==== Given records ====

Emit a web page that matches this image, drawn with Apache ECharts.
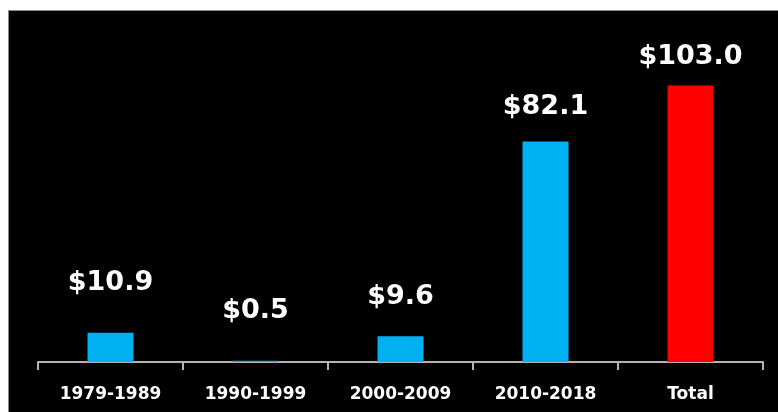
<!DOCTYPE html>
<html>
<head>
<meta charset="utf-8">
<script src="https://cdn.jsdelivr.net/npm/echarts@6/dist/echarts.min.js"></script>
<style>
  html, body { margin: 0; padding: 0; background: #ffffff; width: 778px; height: 412px; overflow: hidden; }
  #frame { position: absolute; left: 8px; top: 10px; width: 770px; height: 402px; background: #000; border-top: 1px solid #8a8a8a; border-left: 1px solid #8a8a8a; box-sizing: border-box; }
  #chart { position: absolute; left: 1px; top: 1px; width: 769px; height: 401px; }
</style>
</head>
<body>
<div id="frame"><div id="chart"></div></div>
<script>
// Spending by period, in billions of dollars
const periods = ['1979-1989', '1990-1999', '2000-2009', '2010-2018', 'Total'];
const amounts = [10.9, 0.5, 9.6, 82.1, 103.0];

// Presentation settings
const barColors = ['#00B0F0', '#00B0F0', '#00B0F0', '#00B0F0', '#FF0000'];
const labelDistances = [38, 38, 27, 23, 17];
const fontStack = '"DejaVu Sans", sans-serif';

const chart = echarts.init(document.getElementById('chart'), null, { renderer: 'canvas' });

chart.setOption({
  backgroundColor: '#000000',
  animation: false,
  grid: { left: 28, right: 16, top: 1, bottom: 51 },
  xAxis: {
    type: 'category',
    data: periods,
    boundaryGap: true,
    axisLine: { show: true, lineStyle: { color: '#b4b4b4', width: 2 } },
    axisTick: { show: true, length: 8, lineStyle: { color: '#b4b4b4', width: 2 } },
    axisLabel: {
      color: '#ffffff',
      fontFamily: fontStack,
      fontWeight: 'bold',
      fontSize: 17,
      margin: 24
    }
  },
  yAxis: {
    type: 'value',
    min: 0,
    max: 130,
    show: false,
    splitLine: { show: false }
  },
  series: [{
    type: 'bar',
    barWidth: 46,
    data: amounts.map((v, i) => ({
      value: v,
      itemStyle: { color: barColors[i] },
      label: { distance: labelDistances[i] }
    })),
    label: {
      show: true,
      position: 'top',
      color: '#ffffff',
      fontFamily: fontStack,
      fontWeight: 'bold',
      fontSize: 27,
      lineHeight: 24,
      formatter: p => '$' + p.value.toFixed(1)
    }
  }]
});
</script>
</body>
</html>
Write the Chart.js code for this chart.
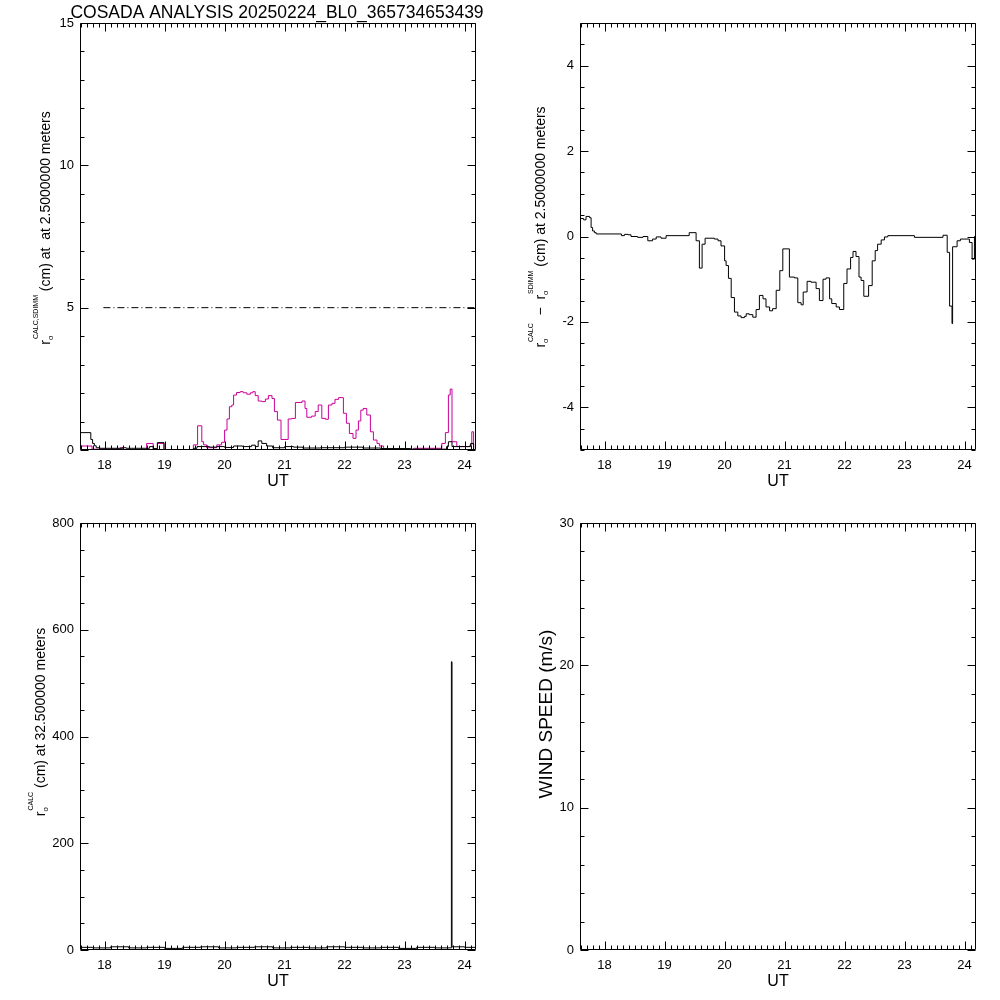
<!DOCTYPE html>
<html>
<head>
<meta charset="utf-8">
<script src="https://cdn.jsdelivr.net/npm/chart.js@4.4.1/dist/chart.umd.min.js"></script>
<style>
  html, body { margin: 0; padding: 0; background: #fff; }
  #wrap { position: relative; width: 1000px; height: 1000px; }
  canvas { position: absolute; }
</style>
</head>
<body>
<div id="wrap">
  <canvas id="pTL" width="500" height="500" style="left:0;top:0"></canvas>
  <canvas id="pTR" width="500" height="500" style="left:500px;top:0"></canvas>
  <canvas id="pBL" width="500" height="500" style="left:0;top:500px"></canvas>
  <canvas id="pBR" width="500" height="500" style="left:500px;top:500px"></canvas>
</div>
<script>
const FONT = '"Liberation Sans", Arial, sans-serif';
const TITLE = 'COSADA ANALYSIS 20250224_BL0_365734653439';

// ---- x axis (UT hours) ----
const utMin = 17.59, utMax = 24.19;
const utTicks = [18, 19, 20, 21, 22, 23, 24];

// ---- top left: r0 calc / sdimm at 2.5 m ----
const calcTime = [17.59, 17.77, 17.80, 17.83, 17.86, 17.92, 18.30, 18.36, 18.75, 18.81,
  18.88, 18.99, 19.48, 19.54, 19.75, 19.87, 20.00, 20.15, 20.30, 20.45,
  20.51, 20.56, 20.62, 20.70, 20.80, 21.00, 21.15, 21.30, 21.60, 22.00,
  22.30, 22.60, 23.10, 23.70, 23.73, 23.79, 24.10, 24.15];
const calcR0 = [0.61, 0.37, 0.23, 0.15, 0.08, 0.06, 0.08, 0.06, 0.12, 0.05,
  0.26, 0.0, 0.06, 0.12, 0.10, 0.12, 0.09, 0.14, 0.12, 0.17,
  0.12, 0.32, 0.23, 0.14, 0.08, 0.12, 0.10, 0.07, 0.08, 0.10,
  0.07, 0.05, 0.03, 0.12, 0.29, 0.12, 0.23, 0.0];

const sdimmTime = [17.59, 17.79, 18.26, 18.31, 18.70, 18.81, 18.88, 18.99, 19.48, 19.55,
  19.62, 19.65, 19.70, 19.87, 19.95, 20.00, 20.04, 20.08, 20.12, 20.15,
  20.20, 20.26, 20.31, 20.37, 20.43, 20.47, 20.51, 20.56, 20.62, 20.68,
  20.73, 20.79, 20.83, 20.88, 20.94, 21.06, 21.12, 21.18, 21.29, 21.34,
  21.37, 21.45, 21.51, 21.56, 21.62, 21.68, 21.73, 21.79, 21.84, 21.90,
  21.98, 22.03, 22.08, 22.14, 22.19, 22.23, 22.27, 22.31, 22.37, 22.43,
  22.48, 22.54, 22.58, 22.65, 23.15, 23.62, 23.68, 23.73, 23.76, 23.79,
  23.87, 24.09, 24.12, 24.15];
const sdimmR0 = [0.14, 0.03, 0.08, 0.0, 0.23, 0.0, 0.23, 0.0, 0.18, 0.85,
  0.29, 0.18, 0.08, 0.18, 0.27, 0.70, 1.09, 1.52, 1.58, 1.93,
  2.02, 2.05, 2.01, 1.96, 2.01, 2.05, 1.91, 1.72, 1.70, 1.79,
  1.91, 1.81, 1.35, 1.05, 0.37, 1.09, 1.11, 1.67, 1.72, 1.46,
  1.15, 1.19, 1.35, 1.58, 1.11, 1.08, 1.58, 1.64, 1.78, 1.84,
  1.29, 0.94, 0.58, 0.41, 0.70, 1.02, 1.40, 1.46, 1.23, 0.64,
  0.35, 0.23, 0.14, 0.0, 0.06, 0.23, 0.61, 1.93, 2.14, 0.29,
  0.12, 0.18, 0.64, 0.0];
const refLevel = 5;
const refFrom = 17.98;
const tlTicks = [0, 5, 10, 15];

// ---- top right: calc - sdimm ----
const diffTime = [17.59, 17.65, 17.69, 17.75, 17.775, 17.80, 17.83, 17.86, 18.28, 18.33,
  18.39, 18.44, 18.55, 18.64, 18.72, 18.80, 18.86, 18.94, 19.025, 19.41,
  19.525, 19.58, 19.625, 19.675, 19.83, 19.89, 19.94, 20.0, 20.025, 20.064,
  20.11, 20.164, 20.22, 20.275, 20.33, 20.36, 20.41, 20.47, 20.525, 20.58,
  20.64, 20.69, 20.75, 20.80, 20.86, 20.92, 20.97, 21.08, 21.164, 21.22,
  21.275, 21.31, 21.375, 21.44, 21.525, 21.58, 21.64, 21.69, 21.75, 21.786,
  21.86, 21.914, 21.986, 22.04, 22.10, 22.14, 22.19, 22.24, 22.275, 22.32,
  22.40, 22.46, 22.51, 22.55, 22.61, 22.664, 22.72, 23.164, 23.64, 23.71,
  23.75, 23.79, 23.80, 23.875, 23.93, 24.08, 24.125, 24.164, 24.19];
const diffR0 = [0.42, 0.39, 0.47, 0.44, 0.21, 0.13, 0.09, 0.06, 0.02, 0.05,
  0.04, 0.0, -0.02, 0.0, -0.1, -0.06, -0.01, -0.04, 0.02, 0.09,
  -0.1, -0.74, -0.18, -0.04, -0.06, -0.1, -0.22, -0.57, -0.68, -0.98,
  -1.43, -1.77, -1.86, -1.90, -1.87, -1.81, -1.83, -1.89, -1.71, -1.38,
  -1.46, -1.65, -1.74, -1.69, -1.26, -0.80, -0.29, -0.95, -0.97, -1.55,
  -1.60, -1.30, -1.05, -1.07, -1.22, -1.50, -1.0, -0.97, -1.46, -1.57,
  -1.65, -1.71, -1.1, -0.76, -0.49, -0.35, -0.47, -0.95, -1.03, -1.40,
  -1.15, -0.57, -0.33, -0.18, -0.08, -0.01, 0.02, -0.02, 0.03, -0.37,
  -1.63, -2.04, -0.24, -0.10, -0.06, -0.14, -0.53, 0.0, 0.0];
const trTicks = [-4, -2, 0, 2, 4];

// ---- bottom left: r0 calc at 32.5 m ----
const highTime = [17.59, 17.8, 18.1, 18.4, 18.7, 19.0, 19.3, 19.6, 19.9, 20.2,
  20.5, 20.8, 21.1, 21.4, 21.7, 22.0, 22.3, 22.6, 22.9, 23.2,
  23.5, 23.78, 23.79, 24.0, 24.19];
const highR0 = [5, 4, 6, 4, 5, 3, 5, 6, 4, 5,
  6, 4, 5, 4, 6, 5, 4, 5, 3, 5,
  4, 540, 6, 5, 4];
const blTicks = [0, 200, 400, 600, 800];

// ---- bottom right: wind speed (no data) ----
const windTime = [];
const windSpeed = [];
const brTicks = [0, 10, 20, 30];

const pts = (t, v) => t.map((x, i) => ({ x, y: v[i] }));

// frame + inward ticks on all four sides, IDL style
const boxTicks = {
  id: 'boxTicks',
  afterDraw(chart, args, o) {
    const { ctx, chartArea: a } = chart;
    const xs = chart.scales.x, ys = chart.scales.y;
    const L = Math.round(a.left) + 0.5, R = Math.round(a.right) - 0.5;
    const T = Math.round(a.top) + 0.5, B = Math.round(a.bottom) - 0.5;
    ctx.save();
    ctx.strokeStyle = '#000';
    ctx.lineWidth = 1;
    ctx.beginPath();
    ctx.rect(L, T, R - L, B - T);
    for (let k = Math.ceil(xs.min / o.xMinor - 1e-6); k * o.xMinor <= xs.max + 1e-9; k++) {
      const v = k * o.xMinor;
      const major = Math.abs(v - Math.round(v / o.xMajor) * o.xMajor) < 1e-6;
      const len = major ? 8 : 4;
      const p = Math.round(xs.getPixelForValue(v)) + 0.5;
      ctx.moveTo(p, B); ctx.lineTo(p, B - len);
      ctx.moveTo(p, T); ctx.lineTo(p, T + len);
    }
    for (let k = Math.ceil(ys.min / o.yMinor - 1e-6); k * o.yMinor <= ys.max + 1e-9; k++) {
      const v = k * o.yMinor;
      const major = Math.abs(v - Math.round(v / o.yMajor) * o.yMajor) < 1e-6;
      const len = major ? 8 : 4;
      const p = Math.round(ys.getPixelForValue(v)) + 0.5;
      ctx.moveTo(L, p); ctx.lineTo(L + len, p);
      ctx.moveTo(R, p); ctx.lineTo(R - len, p);
    }
    ctx.stroke();
    ctx.restore();
  }
};

// rotated y title with sub/superscripts, plus the page title
const richTitle = {
  id: 'richTitle',
  afterDraw(chart, args, o) {
    const ctx = chart.ctx;
    const size = o.size;
    const norm = size + 'px ' + FONT;
    const small = Math.round(size * 0.5) + 'px ' + FONT;
    const sub = Math.round(size * 0.6) + 'px ' + FONT;
    ctx.save();
    ctx.fillStyle = '#000';
    const w = o.parts.map(p => {
      if (typeof p === 'string') { ctx.font = norm; return ctx.measureText(p).width; }
      ctx.font = sub; const a = ctx.measureText(p[0]).width;
      ctx.font = small; const b = ctx.measureText(p[1]).width;
      return Math.max(a, b) + 1;
    });
    const total = w.reduce((s, v) => s + v, 0);
    ctx.translate(o.x, o.y);
    ctx.rotate(-Math.PI / 2);
    ctx.textAlign = 'left';
    ctx.textBaseline = 'alphabetic';
    let cx = -total / 2;
    o.parts.forEach((p, i) => {
      if (typeof p === 'string') {
        ctx.font = norm; ctx.fillText(p, cx, 0);
      } else {
        ctx.font = sub; ctx.fillText(p[0], cx, size * 0.2);
        ctx.font = small; ctx.fillText(p[1], cx + 1, -size * 0.85);
      }
      cx += w[i];
    });
    ctx.restore();
    if (o.title) {
      ctx.save();
      ctx.fillStyle = '#000';
      ctx.font = '17.5px ' + FONT;
      ctx.textAlign = 'center';
      ctx.textBaseline = 'middle';
      ctx.fillText(o.title, 277, 13);
      ctx.restore();
    }
  }
};

function panel(id, o) {
  return new Chart(document.getElementById(id), {
    type: 'line',
    data: { datasets: o.datasets },
    options: {
      responsive: false,
      animation: false,
      devicePixelRatio: 1,
      layout: { padding: { top: 23, right: 24, left: 0, bottom: 0 } },
      elements: { point: { radius: 0 }, line: { borderWidth: 1, tension: 0 } },
      plugins: {
        legend: { display: false },
        tooltip: { enabled: false },
        boxTicks: { xMajor: 1, xMinor: 0.1, yMajor: o.yMajor, yMinor: o.yMinor },
        richTitle: o.title
      },
      scales: {
        x: {
          type: 'linear', min: utMin, max: utMax,
          afterBuildTicks: s => { s.ticks = utTicks.map(v => ({ value: v })); },
          afterFit: s => { s.height = 50; },
          grid: { display: false, drawTicks: false, tickLength: 0 }, border: { display: false },
          ticks: { color: '#000', font: { family: FONT, size: 13 }, padding: 8, maxRotation: 0, autoSkip: false },
          title: { display: true, text: 'UT', color: '#000', font: { family: FONT, size: 16 }, padding: { top: 0, bottom: 9 } }
        },
        y: {
          type: 'linear', min: o.yMin, max: o.yMax,
          afterBuildTicks: s => { s.ticks = o.yTicks.map(v => ({ value: v })); },
          afterFit: s => { s.width = 80; },
          grid: { display: false, drawTicks: false, tickLength: 0 }, border: { display: false },
          ticks: { color: '#000', font: { family: FONT, size: 13 }, padding: 6, autoSkip: false }
        }
      }
    },
    plugins: [boxTicks, richTitle]
  });
}

const black = { borderColor: '#000', stepped: true, fill: false };

panel('pTL', {
  yMin: 0, yMax: 15, yTicks: tlTicks, yMajor: 5, yMinor: 1,
  datasets: [
    Object.assign({ data: pts(calcTime, calcR0) }, black),
    { data: pts(sdimmTime, sdimmR0), borderColor: '#c8009c', stepped: true, fill: false },
    { data: pts([refFrom, utMax], [refLevel, refLevel]), borderColor: '#000', borderDash: [7, 3, 1, 3] }
  ],
  title: { x: 50, y: 228, size: 14, title: TITLE,
    parts: ['r', ['o', 'CALC,SDIMM'], ' (cm) at  at 2.5000000 meters'] }
});

panel('pTR', {
  yMin: -5, yMax: 5, yTicks: trTicks, yMajor: 2, yMinor: 0.5,
  datasets: [Object.assign({ data: pts(diffTime, diffR0) }, black)],
  title: { x: 45, y: 227, size: 14,
    parts: ['r', ['o', 'CALC'], '  \u2212  r', ['o', 'SDIMM'], ' (cm) at 2.5000000 meters'] }
});

panel('pBL', {
  yMin: 0, yMax: 800, yTicks: blTicks, yMajor: 200, yMinor: 50,
  datasets: [Object.assign({ data: pts(highTime, highR0) }, black)],
  title: { x: 45, y: 222, size: 14,
    parts: ['r', ['o', 'CALC'], ' (cm) at 32.500000 meters'] }
});

panel('pBR', {
  yMin: 0, yMax: 30, yTicks: brTicks, yMajor: 10, yMinor: 2,
  datasets: [Object.assign({ data: pts(windTime, windSpeed) }, black)],
  title: { x: 52, y: 214, size: 19, parts: ['WIND SPEED (m/s)'] }
});
</script>
</body>
</html>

====

### Description of the task
Select every line of the records holding the string "page".

### Result of this task
Emit a web page that matches this image, drawn with Apache ECharts.
// rotated y title with sub/superscripts, plus the page title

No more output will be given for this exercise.